In questo modo Simeone e Anna diventano immagini della Chiesa che annuncia Gesù, che lo offre e lo presenta al mondo; immagini di una Chiesa che propone la luce che splende nell’incontro con questo Bambino, il quale svela l’uomo a sé stesso, svelandogli il volto di Dio e invitandolo a pensare con stupore e rispetto il dono più bello che insieme alla libertà Dio ci ha fatto: il dono della vita, qualcosa che siamo chiamati sempre a difendere e a promuovere, non solo lanciando anatemi contro chi ha idee diverse e propone mentalità incompatibili con l’insegnamento cristiano, ma anche con il coraggio di farci difensori della vita in ogni sua sfaccettatura.

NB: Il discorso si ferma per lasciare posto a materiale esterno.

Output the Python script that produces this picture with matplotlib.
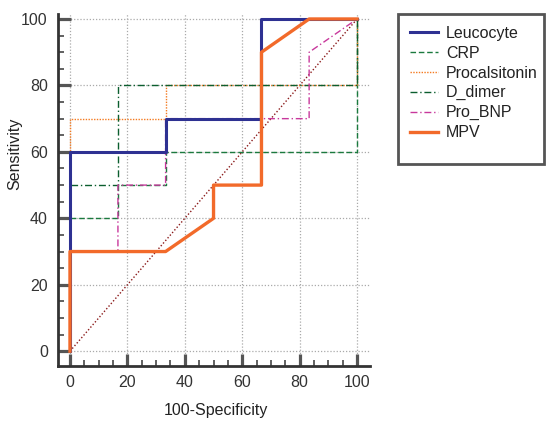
import matplotlib
matplotlib.use("Agg")
import matplotlib.pyplot as plt
from matplotlib.patches import Rectangle
from matplotlib.ticker import MultipleLocator

plt.rcParams['font.family'] = ['Liberation Sans', 'DejaVu Sans']

# ROC curve data (100-Specificity, Sensitivity)
leuco_x = [0, 0, 33.3, 33.3, 66.7, 66.7, 100]
leuco_y = [0, 60, 60, 70, 70, 100, 100]
crp_x = [0, 0, 16.7, 16.7, 33.3, 33.3, 100, 100]
crp_y = [0, 40, 40, 50, 50, 60, 60, 100]
pct_x = [0, 0, 33.3, 33.3, 100, 100]
pct_y = [0, 70, 70, 80, 80, 100]
dd_x = [0, 0, 16.7, 16.7, 100, 100]
dd_y = [0, 50, 50, 80, 80, 100]
bnp_x = [0, 0, 16.7, 16.7, 33.3, 33.3, 83.3, 83.3, 100]
bnp_y = [0, 30, 30, 50, 50, 70, 70, 90, 100]
mpv_x = [0, 0, 33.3, 50, 50, 66.7, 66.7, 83.3, 100]
mpv_y = [0, 30, 30, 40, 50, 50, 90, 100, 100]
ref_x = [0, 100]
ref_y = [0, 100]

labels = ["Leucocyte", "CRP", "Procalsitonin", "D_dimer", "Pro_BNP", "MPV"]
ticks = [0, 20, 40, 60, 80, 100]

W, H = 547, 426
fig = plt.figure(figsize=(W / 100, H / 100), dpi=100)
ax = fig.add_axes([57.5 / W, 1 - 365.5 / H, (370 - 57.5) / W, (365.5 - 14) / H])
ax.set_xlim(-4.35, 104.5)
ax.set_ylim(-4.3, 101.5)

ax.plot(ref_x, ref_y, color='#8B1A1A', lw=1.0, ls=(0, (1, 1.5)), zorder=2)
h_crp, = ax.plot(crp_x, crp_y, color='#1B7A3E', lw=1.0, ls=(0, (4, 2)), zorder=3)
h_pct, = ax.plot(pct_x, pct_y, color='#F47A20', lw=1.0, ls=(0, (1, 1)), zorder=3)
h_dd, = ax.plot(dd_x, dd_y, color='#0B5E2E', lw=1.0, ls=(0, (5, 2, 1, 2)), zorder=3)
h_bnp, = ax.plot(bnp_x, bnp_y, color='#C8389C', lw=1.0, ls=(0, (5, 2, 1, 2)), zorder=3)
h_leu, = ax.plot(leuco_x, leuco_y, color='#2E3192', lw=2.2, zorder=4)
h_mpv, = ax.plot(mpv_x, mpv_y, color='#F26A2A', lw=2.4, zorder=5)

for s in ['top', 'right']:
    ax.spines[s].set_visible(False)
for s in ['left', 'bottom']:
    ax.spines[s].set_linewidth(2.0)
    ax.spines[s].set_color('#333333')

ax.set_xticks(ticks)
ax.set_yticks(ticks)
ax.xaxis.set_minor_locator(MultipleLocator(5))
ax.yaxis.set_minor_locator(MultipleLocator(5))
ax.tick_params(which='major', direction='in', length=9, width=2.3, color='#555555',
               labelsize=11.5, labelcolor='#333333', pad=7)
ax.tick_params(which='minor', direction='in', length=4.0, width=1.3, color='#555555')
ax.grid(True, which='major', color='#aaaaaa', lw=0.9, ls=(0, (1, 1.5)))
ax.set_axisbelow(True)

ax.set_xlabel("100-Specificity", fontsize=11.5, color='#222222')
ax.set_ylabel("Sensitivity", fontsize=11.5, color='#222222')
ax.xaxis.set_label_coords((216 - 57.5) / 312.5, -(410 - 365.5) / 351.5)
ax.yaxis.set_label_coords(-(57.5 - 15) / 312.5, 1 - (154 - 14) / 351.5)
ax.xaxis.label.set_va('center')
ax.yaxis.label.set_va('center')

# legend box
fig.patches.append(Rectangle((398 / W, 1 - 164 / H), (544 - 398) / W, (164 - 14) / H,
                             transform=fig.transFigure, fill=False,
                             edgecolor='#555555', lw=2.0))
leg = fig.legend([h_leu, h_crp, h_pct, h_dd, h_bnp, h_mpv], labels,
                 loc='upper left', bbox_to_anchor=(398 / W, 1 - 14 / H),
                 frameon=False, fontsize=11.5, handlelength=1.75,
                 handletextpad=0.5, labelspacing=0.3, borderpad=0.75,
                 borderaxespad=0)
for t in leg.get_texts():
    t.set_color('#222222')

fig.savefig("out.png", dpi=100)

Molti anni fa Oriana Fallaci disse che mandare un giovane in guerra è come compiere l’aborto di un uomo di vent’anni. La frase provocatoria ci spinge, da cristiani, a difendere la vita in ogni circostanza, oltre i semplici slogan; a creare una mentalità di vita per tutti e ovunque, considerando anche quale prospettiva di vita offriamo a chi nasce, a chi soffre, a chi è in difficoltà. Non perché questa sia una scusa per non far nascere o condurre ad una dolce morte, ma perché è importante che si aiutino tutti a migliorare il modo in cui si vive. Non si può parlare di diritto alla vita finché un bambino deve nascere e poi abbandonarlo a situazioni che lo portano a maledire il giorno della sua nascita, come il biblico Giobbe.
Simeone e Anna con il loro sguardo rivolto al Bambino ci ricordano che la prima difesa della vita deve e non può non essere che quella di garantire insieme con il diritto a vivere, la promozione di una vita dignitosa in quanto abitata da relazioni autentiche che fanno sentire amati, accettati, ben voluti, qualsiasi siano le condizioni economiche, di provenienza geografica, di orientamento sessuale, di aspetto esteriore, di salute fisica o mentale in cui ci si trovi.
Per tutti è l’amore di Dio che si mostra nel Bambino presentato al Tempio, per tutti, senza primati di attenzione per un uomo rispetto ad un altro, per una condizione rispetto ad un’altra, deve essere la promozione e la difesa della vita che da cristiani si vuole sostenere.